» COLLECTED DATA:
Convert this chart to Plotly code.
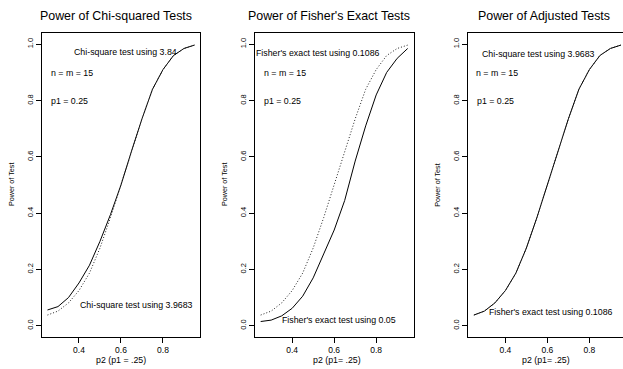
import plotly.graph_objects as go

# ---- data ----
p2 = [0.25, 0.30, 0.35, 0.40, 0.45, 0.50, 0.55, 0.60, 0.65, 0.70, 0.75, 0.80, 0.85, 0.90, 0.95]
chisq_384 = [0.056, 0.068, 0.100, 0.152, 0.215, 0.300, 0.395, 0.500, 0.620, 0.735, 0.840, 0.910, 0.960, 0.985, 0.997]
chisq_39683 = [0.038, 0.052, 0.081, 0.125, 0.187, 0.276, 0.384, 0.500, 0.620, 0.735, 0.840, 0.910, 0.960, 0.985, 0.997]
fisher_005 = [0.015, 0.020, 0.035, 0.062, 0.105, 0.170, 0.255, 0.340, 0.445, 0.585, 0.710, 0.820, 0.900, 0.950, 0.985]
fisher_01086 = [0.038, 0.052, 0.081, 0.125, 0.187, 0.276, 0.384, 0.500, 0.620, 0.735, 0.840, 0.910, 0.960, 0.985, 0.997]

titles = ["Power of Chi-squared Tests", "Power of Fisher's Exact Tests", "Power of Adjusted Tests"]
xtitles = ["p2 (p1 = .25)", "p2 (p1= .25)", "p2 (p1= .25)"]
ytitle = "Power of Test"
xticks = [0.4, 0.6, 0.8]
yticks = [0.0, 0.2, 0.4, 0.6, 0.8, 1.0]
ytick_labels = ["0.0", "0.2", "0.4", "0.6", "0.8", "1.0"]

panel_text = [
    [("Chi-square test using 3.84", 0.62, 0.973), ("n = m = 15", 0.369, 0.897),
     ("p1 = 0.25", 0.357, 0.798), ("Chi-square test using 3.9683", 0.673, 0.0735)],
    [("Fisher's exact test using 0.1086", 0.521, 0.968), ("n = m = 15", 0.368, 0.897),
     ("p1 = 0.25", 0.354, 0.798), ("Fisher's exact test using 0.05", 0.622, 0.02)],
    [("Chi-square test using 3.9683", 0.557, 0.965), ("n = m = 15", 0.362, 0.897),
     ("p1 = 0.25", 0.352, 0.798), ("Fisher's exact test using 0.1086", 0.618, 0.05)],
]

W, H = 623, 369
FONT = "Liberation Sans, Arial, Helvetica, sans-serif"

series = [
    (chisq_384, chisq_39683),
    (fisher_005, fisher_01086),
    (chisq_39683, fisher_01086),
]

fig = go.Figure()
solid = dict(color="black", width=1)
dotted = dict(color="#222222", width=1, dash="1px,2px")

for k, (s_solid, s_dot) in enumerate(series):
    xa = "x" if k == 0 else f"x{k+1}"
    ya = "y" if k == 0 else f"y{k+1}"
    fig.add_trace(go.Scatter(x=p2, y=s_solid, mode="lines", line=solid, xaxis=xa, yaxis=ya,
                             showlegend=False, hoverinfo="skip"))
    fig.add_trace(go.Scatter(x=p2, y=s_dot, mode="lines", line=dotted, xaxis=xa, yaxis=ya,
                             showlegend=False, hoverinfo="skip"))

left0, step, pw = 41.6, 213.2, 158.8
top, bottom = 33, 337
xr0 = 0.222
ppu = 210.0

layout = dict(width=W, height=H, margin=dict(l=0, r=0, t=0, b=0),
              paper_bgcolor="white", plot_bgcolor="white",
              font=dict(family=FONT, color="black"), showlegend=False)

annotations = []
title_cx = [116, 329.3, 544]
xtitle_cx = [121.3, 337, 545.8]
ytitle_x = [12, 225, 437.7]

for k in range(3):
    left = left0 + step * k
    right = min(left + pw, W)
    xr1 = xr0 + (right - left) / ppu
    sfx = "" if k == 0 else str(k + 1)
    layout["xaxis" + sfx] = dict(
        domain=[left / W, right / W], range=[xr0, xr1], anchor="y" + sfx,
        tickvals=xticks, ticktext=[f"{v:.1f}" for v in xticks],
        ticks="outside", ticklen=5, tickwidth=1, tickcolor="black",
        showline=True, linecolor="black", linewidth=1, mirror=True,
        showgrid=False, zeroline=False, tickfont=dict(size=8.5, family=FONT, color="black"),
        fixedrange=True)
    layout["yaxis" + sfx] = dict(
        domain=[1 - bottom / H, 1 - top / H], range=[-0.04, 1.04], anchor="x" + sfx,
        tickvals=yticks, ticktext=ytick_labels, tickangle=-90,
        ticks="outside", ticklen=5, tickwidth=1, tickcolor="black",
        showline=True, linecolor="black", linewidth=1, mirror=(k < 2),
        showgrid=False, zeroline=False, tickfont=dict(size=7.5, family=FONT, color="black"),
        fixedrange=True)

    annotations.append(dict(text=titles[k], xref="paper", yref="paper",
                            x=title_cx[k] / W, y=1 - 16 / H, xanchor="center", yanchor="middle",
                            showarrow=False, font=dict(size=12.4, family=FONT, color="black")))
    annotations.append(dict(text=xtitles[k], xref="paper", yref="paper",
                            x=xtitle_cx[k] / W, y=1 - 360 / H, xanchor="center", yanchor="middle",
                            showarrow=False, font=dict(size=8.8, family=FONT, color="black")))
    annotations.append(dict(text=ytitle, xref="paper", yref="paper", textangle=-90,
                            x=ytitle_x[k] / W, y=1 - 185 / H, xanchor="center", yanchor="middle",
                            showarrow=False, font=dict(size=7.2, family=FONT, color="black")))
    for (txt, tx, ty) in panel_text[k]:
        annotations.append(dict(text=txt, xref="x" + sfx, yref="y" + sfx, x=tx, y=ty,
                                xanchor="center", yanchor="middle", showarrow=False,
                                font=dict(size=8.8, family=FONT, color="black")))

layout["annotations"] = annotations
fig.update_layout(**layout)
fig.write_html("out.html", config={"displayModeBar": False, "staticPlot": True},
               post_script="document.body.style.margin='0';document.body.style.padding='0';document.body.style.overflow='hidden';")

» TASK BRIEF: Make an exact copy of the lines from the top of the material through the line with "import plotly.graph_objects as go", pictures excluded.

» REPLY TO THE TASK:
Convert this chart to Plotly code.
import plotly.graph_objects as go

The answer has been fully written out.